+++ MATERIAL SHOWN +++

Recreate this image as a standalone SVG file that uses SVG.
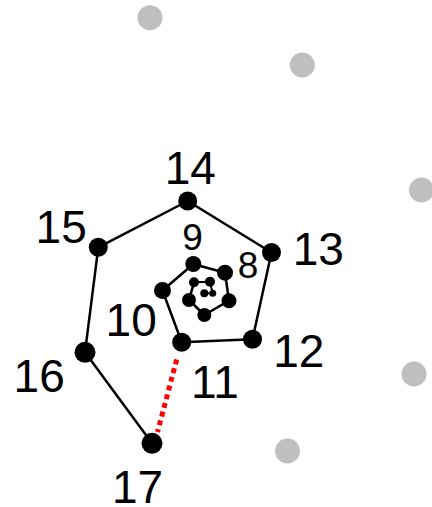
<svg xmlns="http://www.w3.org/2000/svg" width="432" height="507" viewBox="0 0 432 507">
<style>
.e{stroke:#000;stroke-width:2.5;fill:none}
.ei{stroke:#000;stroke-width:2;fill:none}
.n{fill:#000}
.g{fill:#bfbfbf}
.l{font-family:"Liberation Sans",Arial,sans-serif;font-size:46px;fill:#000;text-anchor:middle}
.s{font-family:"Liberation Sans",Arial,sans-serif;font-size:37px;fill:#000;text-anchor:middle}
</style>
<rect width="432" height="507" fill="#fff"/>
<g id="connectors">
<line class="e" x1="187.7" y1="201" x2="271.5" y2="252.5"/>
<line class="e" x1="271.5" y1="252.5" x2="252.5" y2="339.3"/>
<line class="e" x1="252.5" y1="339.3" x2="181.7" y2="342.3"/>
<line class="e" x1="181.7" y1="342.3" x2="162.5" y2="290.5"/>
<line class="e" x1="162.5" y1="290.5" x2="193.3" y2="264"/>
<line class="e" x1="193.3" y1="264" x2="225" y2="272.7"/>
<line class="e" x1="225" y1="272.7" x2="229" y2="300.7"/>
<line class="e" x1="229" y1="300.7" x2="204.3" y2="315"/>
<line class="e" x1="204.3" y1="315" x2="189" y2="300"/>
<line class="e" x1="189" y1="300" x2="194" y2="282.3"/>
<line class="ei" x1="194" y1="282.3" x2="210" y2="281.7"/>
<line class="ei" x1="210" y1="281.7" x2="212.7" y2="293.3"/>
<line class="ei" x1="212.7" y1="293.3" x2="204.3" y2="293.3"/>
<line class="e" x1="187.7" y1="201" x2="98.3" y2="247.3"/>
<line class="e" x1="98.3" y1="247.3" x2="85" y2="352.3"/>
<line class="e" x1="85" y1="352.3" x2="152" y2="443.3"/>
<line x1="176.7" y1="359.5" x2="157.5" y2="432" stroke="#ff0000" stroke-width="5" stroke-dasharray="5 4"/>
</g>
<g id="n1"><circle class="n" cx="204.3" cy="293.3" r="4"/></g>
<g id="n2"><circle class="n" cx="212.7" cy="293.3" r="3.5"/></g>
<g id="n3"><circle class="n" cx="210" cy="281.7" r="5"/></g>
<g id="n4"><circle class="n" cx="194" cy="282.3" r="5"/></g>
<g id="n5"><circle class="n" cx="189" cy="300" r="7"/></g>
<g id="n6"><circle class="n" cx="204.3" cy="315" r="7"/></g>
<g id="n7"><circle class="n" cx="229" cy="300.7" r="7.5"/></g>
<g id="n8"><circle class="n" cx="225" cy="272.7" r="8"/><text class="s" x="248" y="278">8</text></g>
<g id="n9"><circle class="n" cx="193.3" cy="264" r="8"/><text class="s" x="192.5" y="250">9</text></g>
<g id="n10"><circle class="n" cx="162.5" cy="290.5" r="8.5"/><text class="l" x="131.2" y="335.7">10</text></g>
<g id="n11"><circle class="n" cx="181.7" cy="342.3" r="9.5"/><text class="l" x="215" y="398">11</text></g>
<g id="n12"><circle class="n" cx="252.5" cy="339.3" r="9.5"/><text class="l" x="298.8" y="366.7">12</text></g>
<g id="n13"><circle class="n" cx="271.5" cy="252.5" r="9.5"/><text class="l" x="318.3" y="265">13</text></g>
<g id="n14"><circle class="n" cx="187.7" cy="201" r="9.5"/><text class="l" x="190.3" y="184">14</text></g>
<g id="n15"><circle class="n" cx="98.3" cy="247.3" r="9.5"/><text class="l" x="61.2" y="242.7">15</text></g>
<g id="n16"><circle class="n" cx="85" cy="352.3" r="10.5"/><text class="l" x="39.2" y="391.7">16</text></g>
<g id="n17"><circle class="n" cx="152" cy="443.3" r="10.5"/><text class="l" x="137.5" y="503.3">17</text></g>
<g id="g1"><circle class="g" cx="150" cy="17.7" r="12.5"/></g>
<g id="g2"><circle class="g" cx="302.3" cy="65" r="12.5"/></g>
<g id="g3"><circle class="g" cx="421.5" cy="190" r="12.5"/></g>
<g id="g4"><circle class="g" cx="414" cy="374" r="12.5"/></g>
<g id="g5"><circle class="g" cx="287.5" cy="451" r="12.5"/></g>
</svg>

+++
+++ MATERIAL SHOWN +++

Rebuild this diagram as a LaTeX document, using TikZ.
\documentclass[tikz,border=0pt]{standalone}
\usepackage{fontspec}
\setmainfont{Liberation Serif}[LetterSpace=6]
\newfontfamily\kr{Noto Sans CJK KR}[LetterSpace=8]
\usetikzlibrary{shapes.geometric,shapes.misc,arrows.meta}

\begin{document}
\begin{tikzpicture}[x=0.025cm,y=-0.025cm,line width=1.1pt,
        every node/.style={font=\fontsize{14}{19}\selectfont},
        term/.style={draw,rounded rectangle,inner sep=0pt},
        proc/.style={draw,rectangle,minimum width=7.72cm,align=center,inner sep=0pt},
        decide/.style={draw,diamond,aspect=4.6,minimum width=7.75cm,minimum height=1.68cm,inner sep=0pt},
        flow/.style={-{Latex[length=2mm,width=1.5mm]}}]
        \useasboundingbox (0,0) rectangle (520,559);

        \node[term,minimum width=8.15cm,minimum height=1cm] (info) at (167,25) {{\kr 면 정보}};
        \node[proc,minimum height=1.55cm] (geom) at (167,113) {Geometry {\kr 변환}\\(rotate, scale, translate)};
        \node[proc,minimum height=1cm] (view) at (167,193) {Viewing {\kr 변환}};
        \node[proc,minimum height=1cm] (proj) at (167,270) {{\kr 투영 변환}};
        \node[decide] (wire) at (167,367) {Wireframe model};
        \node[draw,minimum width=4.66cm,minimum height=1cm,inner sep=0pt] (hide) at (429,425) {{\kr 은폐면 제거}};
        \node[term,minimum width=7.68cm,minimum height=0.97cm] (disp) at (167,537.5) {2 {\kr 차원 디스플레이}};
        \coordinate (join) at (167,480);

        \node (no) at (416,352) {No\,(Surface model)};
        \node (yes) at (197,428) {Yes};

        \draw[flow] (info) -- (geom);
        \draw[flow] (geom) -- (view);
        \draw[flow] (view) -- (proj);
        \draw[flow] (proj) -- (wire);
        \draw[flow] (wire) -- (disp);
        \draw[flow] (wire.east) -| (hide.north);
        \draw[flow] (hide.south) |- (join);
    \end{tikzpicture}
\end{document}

+++

■ **WHAT YOU ARE ASKED TO DO**: Report how many lines above hold the string "standalone", giving nothing but the number.

■ **CORRECT OUTPUT**: 2